=== TASK TO CARRY OUT ===
Using the listing below, please print exactly the lines from the one with "Rebuild this chart" through the one with "fig = go.Figure()". Leave out every picture.

=== INFORMATION SUPPLIED ===
#####

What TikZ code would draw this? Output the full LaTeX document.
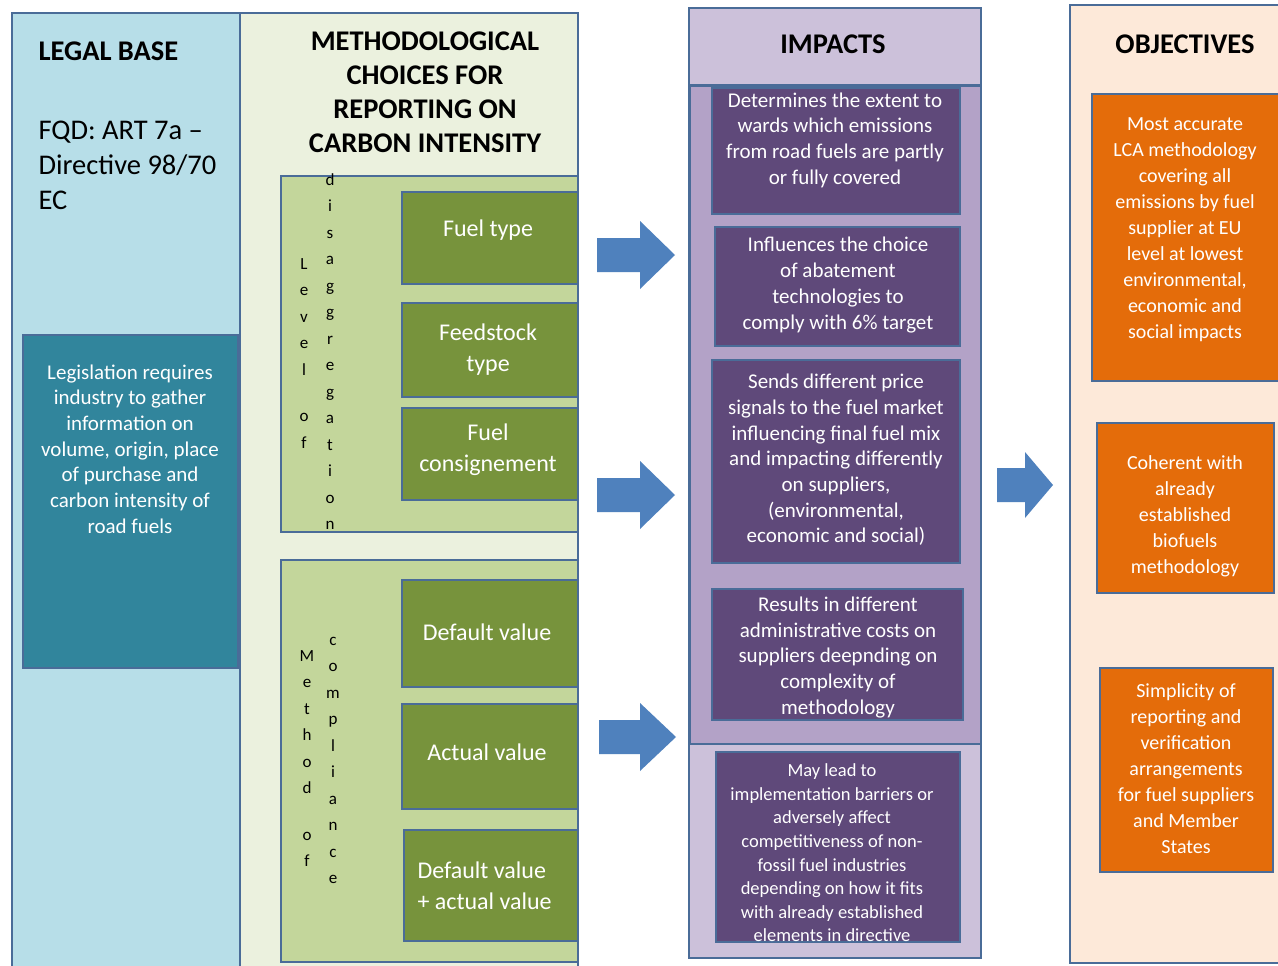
\documentclass[tikz,border=0pt]{standalone}
\usepackage{fontspec}
\setmainfont{Carlito}
\definecolor{bord}{HTML}{4A6C98}
\definecolor{lbl}{HTML}{B7DEE8}
\definecolor{methbg}{HTML}{EBF1DE}
\definecolor{lgreen}{HTML}{C3D69B}
\definecolor{dgreen}{HTML}{77933C}
\definecolor{teal}{HTML}{31859C}
\definecolor{lav}{HTML}{CCC1DA}
\definecolor{lavd}{HTML}{B3A2C7}
\definecolor{purp}{HTML}{5F497A}
\definecolor{peach}{HTML}{FDE9D9}
\definecolor{orng}{HTML}{E46C0A}
\definecolor{arr}{HTML}{4F81BD}
\tikzset{
  bx/.style={draw=bord, line width=1.6pt, inner sep=0pt, outer sep=0pt, anchor=north west},
  hdr/.style={font=\fontsize{28.5}{34}\selectfont\bfseries, align=center, text=black},
  lt/.style={font=\fontsize{28.5}{35}\selectfont, align=left, text=black},
  gt/.style={font=\fontsize{24}{31}\selectfont, align=center, text=white},
  st/.style={font=\fontsize{21}{25.7}\selectfont, align=center, text=white},
  vt/.style={font=\fontsize{17}{26.5}\selectfont, align=center, text=black, inner sep=0pt},
  blockarrow/.style={fill=arr}
}
\begin{document}
\begin{tikzpicture}[x=1pt,y=-1pt]
\useasboundingbox[fill=white] (0,0) rectangle (1278,966);
% columns
\node[bx, fill=lbl, minimum width=228pt, minimum height=965pt] (legalcol) at (12,13) {};
\node[bx, fill=methbg, minimum width=338pt, minimum height=965pt] (methcol) at (240,13) {};
\node[bx, fill=lav, minimum width=292pt, minimum height=950pt] (impcol) at (689,8) {};
\node[bx, fill=lav, minimum width=292pt, minimum height=77pt] (imphead) at (689,8) {};
\node[bx, fill=lavd, minimum width=291pt, minimum height=658pt] (impmid) at (690,86) {};
\node[bx, fill=peach, minimum width=215pt, minimum height=958pt] (objcol) at (1070,5) {};
% legal base
\node[anchor=west, hdr] (legaltitle) at (35,51) {LEGAL BASE};
\node[anchor=west, lt] (fqd) at (35,165) {FQD: ART 7a --\\Directive 98/70\\EC};
\node[bx, fill=teal, minimum width=215pt, minimum height=333pt] (legis) at (23,335) {};
\node[st] (legistext) at (130,449) {Legislation requires\\industry to gather\\information on\\volume, origin, place\\of purchase and\\carbon  intensity of\\road fuels};
% methodological
\node[hdr] (methtitle) at (425,92.5) {METHODOLOGICAL\\CHOICES FOR\\REPORTING ON\\CARBON INTENSITY};
\node[bx, fill=lgreen, minimum width=297pt, minimum height=356pt] (levbox) at (281,176) {};
\node[bx, fill=dgreen, minimum width=176pt, minimum height=92pt] (fueltype) at (402,192) {};
\node[bx, fill=dgreen, minimum width=176pt, minimum height=94pt] (feedstock) at (402,303) {};
\node[bx, fill=dgreen, minimum width=176pt, minimum height=92pt] (consign) at (402,408) {};
\node[gt] (fueltypet) at (488,230) {Fuel type};
\node[gt] (feedstockt) at (488,350) {Feedstock\\type};
\node[gt] (consignt) at (488,450) {Fuel\\consignement};
\node[vt, anchor=north] (levelof) at (304,258) {L\\e\\v\\e\\l\\[20pt]o\\f};
\node[vt, anchor=north] (disagg) at (330,173) {d\\i\\s\\a\\g\\g\\r\\e\\g\\a\\t\\i\\o\\n};
\node[bx, fill=lgreen, minimum width=297pt, minimum height=402pt] (compbox) at (281,560) {};
\node[bx, fill=dgreen, minimum width=176pt, minimum height=107pt] (defval) at (402,580) {};
\node[bx, fill=dgreen, minimum width=176pt, minimum height=105pt] (actval) at (402,704) {};
\node[bx, fill=dgreen, minimum width=174pt, minimum height=111pt] (defact) at (404,830) {};
\node[gt] (defvalt) at (487,632) {Default value};
\node[gt] (actvalt) at (487,752) {Actual value};
\node[gt, align=left, anchor=west] (defactt) at (414,886) {Default value\\+ actual value};
\node[vt, anchor=north] (methodof) at (307,650) {M\\e\\t\\h\\o\\d\\[20pt]o\\f};
\node[vt, anchor=north] (complian) at (333,637) {c\\o\\m\\p\\l\\i\\a\\n\\c\\e};
% arrows
\fill[blockarrow] (597,238) -- (640,238) -- (640,221) -- (675,255) -- (640,289) -- (640,272) -- (597,272) -- cycle;
\fill[blockarrow] (597,478) -- (640,478) -- (640,461) -- (675,495) -- (640,529) -- (640,512) -- (597,512) -- cycle;
\fill[blockarrow] (599,720) -- (640,720) -- (640,703) -- (676,737) -- (640,771) -- (640,754) -- (599,754) -- cycle;
\fill[blockarrow] (997,468) -- (1025,468) -- (1025,452) -- (1053,485) -- (1025,518) -- (1025,502) -- (997,502) -- cycle;
% impacts
\node[hdr] (imptitle) at (833,44) {IMPACTS};
\node[bx, fill=purp, minimum width=248pt, minimum height=126pt] (imp1) at (712,88) {};
\node[bx, fill=purp, minimum width=245pt, minimum height=119pt] (imp2) at (715,227) {};
\node[bx, fill=purp, minimum width=248pt, minimum height=203pt] (imp3) at (712,360) {};
\node[bx, fill=purp, minimum width=251pt, minimum height=131pt] (imp4) at (712,589) {};
\node[bx, fill=purp, minimum width=244pt, minimum height=190pt] (imp5) at (716,752) {};
\node[st] (imp1t) at (835,140) {Determines the extent to\\wards which emissions\\from road fuels are partly\\or fully covered};
\node[st] (imp2t) at (838,285) {Influences the choice\\of abatement\\technologies to\\comply with 6\% target};
\node[st] (imp3t) at (836,460) {Sends different price\\signals to the fuel market\\influencing final fuel mix\\and impacting differently\\on suppliers,\\(environmental,\\economic and social)};
\node[st] (imp4t) at (838,657.5) {Results in different\\administrative costs  on\\suppliers deepnding on\\complexity of\\methodology};
\node[st, font=\fontsize{18.5}{23.6}\selectfont] (imp5t) at (832,853) {May lead to\\implementation barriers or\\adversely affect\\competitiveness of non-\\fossil fuel industries\\depending on how it fits\\with already established\\elements in directive};
% objectives
\node[hdr] (objtitle) at (1185,44) {OBJECTIVES};
\node[bx, fill=orng, minimum width=195pt, minimum height=287pt] (obj1) at (1092,94) {};
\node[bx, fill=orng, minimum width=177pt, minimum height=170pt] (obj2) at (1097,423) {};
\node[bx, fill=orng, minimum width=173pt, minimum height=204pt] (obj3) at (1100,668) {};
\node[st, font=\fontsize{20}{26}\selectfont] (obj1t) at (1185,229.5) {Most accurate\\LCA methodology\\covering  all\\emissions by fuel\\supplier at EU\\level at lowest\\environmental,\\economic  and\\social impacts};
\node[st, font=\fontsize{20}{26}\selectfont] (obj2t) at (1185,516) {Coherent with\\already\\established\\biofuels\\methodology};
\node[st, font=\fontsize{20}{26}\selectfont] (obj3t) at (1186,769) {Simplicity of\\reporting and\\verification\\arrangements\\for fuel suppliers\\and Member\\States};
\end{tikzpicture}
\end{document}
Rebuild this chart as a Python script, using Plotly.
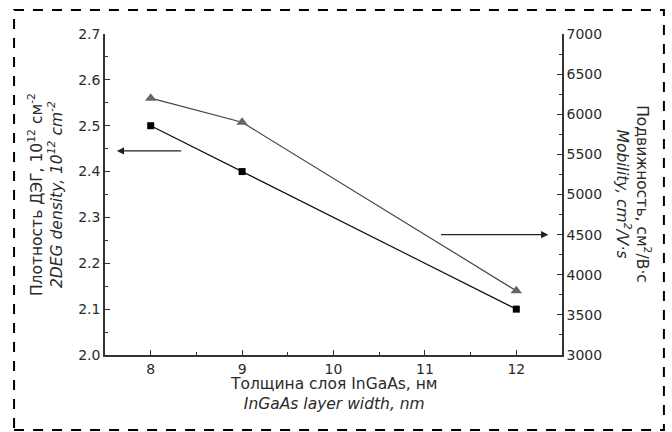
import plotly.graph_objects as go

# InGaAs layer width, nm
width_nm = [8, 9, 12]
# 2DEG sheet density, 10^12 cm^-2 (left axis)
density = [2.50, 2.40, 2.10]
# Electron mobility, cm^2/V·s (right axis)
mobility = [6200, 5900, 3800]

x_ticks = [8, 9, 10, 11, 12]
left_ticks = [2.0, 2.1, 2.2, 2.3, 2.4, 2.5, 2.6, 2.7]
right_ticks = [3000, 3500, 4000, 4500, 5000, 5500, 6000, 6500, 7000]

FONT = "DejaVu Sans, Arial, sans-serif"
INK = "#2a2a2a"
AXIS = "#333333"
TITLE_SIZE = 15.5

fig = go.Figure()

fig.add_trace(go.Scatter(
    x=width_nm, y=density, mode="lines+markers",
    line=dict(color="#111111", width=1.2),
    marker=dict(symbol="square", size=7, color="#000000"),
    yaxis="y", showlegend=False,
))
fig.add_trace(go.Scatter(
    x=width_nm, y=mobility, mode="lines+markers",
    line=dict(color="#444444", width=1.2),
    marker=dict(symbol="triangle-up", size=10, color="#666666"),
    yaxis="y2", showlegend=False,
))

axis_common = dict(
    showline=True, linecolor=AXIS, linewidth=1.5,
    ticks="inside", ticklen=5, tickwidth=1.2, tickcolor=AXIS,
    showgrid=False, zeroline=False,
    tickfont=dict(family=FONT, size=14, color=INK),
)

fig.update_layout(
    width=672, height=432,
    margin=dict(l=105, r=110, t=34, b=77),
    paper_bgcolor="white", plot_bgcolor="white",
    font=dict(family=FONT, size=14, color=INK),
    xaxis=dict(
        range=[7.5, 12.5], tickvals=x_ticks,
        minor=dict(dtick=0.5, ticks="inside", ticklen=3, tickcolor=AXIS),
        **axis_common,
    ),
    yaxis=dict(
        range=[2.0, 2.7], tickvals=left_ticks, tickformat=".1f",
        minor=dict(dtick=0.05, ticks="inside", ticklen=3, tickcolor=AXIS),
        **axis_common,
    ),
    yaxis2=dict(
        range=[3000, 7000], tickvals=right_ticks, overlaying="y", side="right",
        minor=dict(dtick=250, ticks="inside", ticklen=3, tickcolor=AXIS),
        **axis_common,
    ),
)

# Axis titles (bilingual, two lines each)
fig.add_annotation(
    xref="paper", yref="paper", x=0.5, y=-0.12,
    text="Толщина слоя InGaAs, нм<br><i>InGaAs layer width, nm</i>",
    showarrow=False, xanchor="center", yanchor="middle",
    font=dict(family=FONT, size=TITLE_SIZE, color=INK),
)
fig.add_annotation(
    xref="paper", yref="paper", x=-0.13, y=0.5,
    text="Плотность ДЭГ, 10<sup>12</sup> см<sup>-2</sup><br>"
         "<i>2DEG density, 10<sup>12</sup> cm<sup>-2</sup></i>",
    showarrow=False, textangle=-90, xanchor="center", yanchor="middle",
    font=dict(family=FONT, size=TITLE_SIZE, color=INK),
)
fig.add_annotation(
    xref="paper", yref="paper", x=1.156, y=0.5,
    text="Подвижность, см<sup>2</sup>/В·с<br>"
         "<i>Mobility, cm<sup>2</sup>/V·s</i>",
    showarrow=False, textangle=90, xanchor="center", yanchor="middle",
    font=dict(family=FONT, size=TITLE_SIZE, color=INK),
)

# Arrows pointing each curve to its axis
fig.add_annotation(
    x=7.63, y=2.445, ax=8.35, ay=2.445,
    xref="x", yref="y", axref="x", ayref="y",
    text="", showarrow=True, arrowhead=2, arrowsize=1.2,
    arrowwidth=1.2, arrowcolor="#222222",
)
fig.add_annotation(
    x=12.35, y=4500, ax=11.16, ay=4500,
    xref="x", yref="y2", axref="x", ayref="y2",
    text="", showarrow=True, arrowhead=2, arrowsize=1.2,
    arrowwidth=1.2, arrowcolor="#222222",
)

# Dashed frame around the figure
fig.add_shape(
    type="rect", xref="paper", yref="paper",
    x0=-0.199, x1=1.223, y0=-0.234, y1=1.075,
    line=dict(color="black", width=2, dash="10px,9px"),
    fillcolor="rgba(0,0,0,0)", layer="above",
)

fig.write_html("out.html")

#####

=== TASK SOLUTION ===
Rebuild this chart as a Python script, using Plotly.
import plotly.graph_objects as go

# InGaAs layer width, nm
width_nm = [8, 9, 12]
# 2DEG sheet density, 10^12 cm^-2 (left axis)
density = [2.50, 2.40, 2.10]
# Electron mobility, cm^2/V·s (right axis)
mobility = [6200, 5900, 3800]

x_ticks = [8, 9, 10, 11, 12]
left_ticks = [2.0, 2.1, 2.2, 2.3, 2.4, 2.5, 2.6, 2.7]
right_ticks = [3000, 3500, 4000, 4500, 5000, 5500, 6000, 6500, 7000]

FONT = "DejaVu Sans, Arial, sans-serif"
INK = "#2a2a2a"
AXIS = "#333333"
TITLE_SIZE = 15.5

fig = go.Figure()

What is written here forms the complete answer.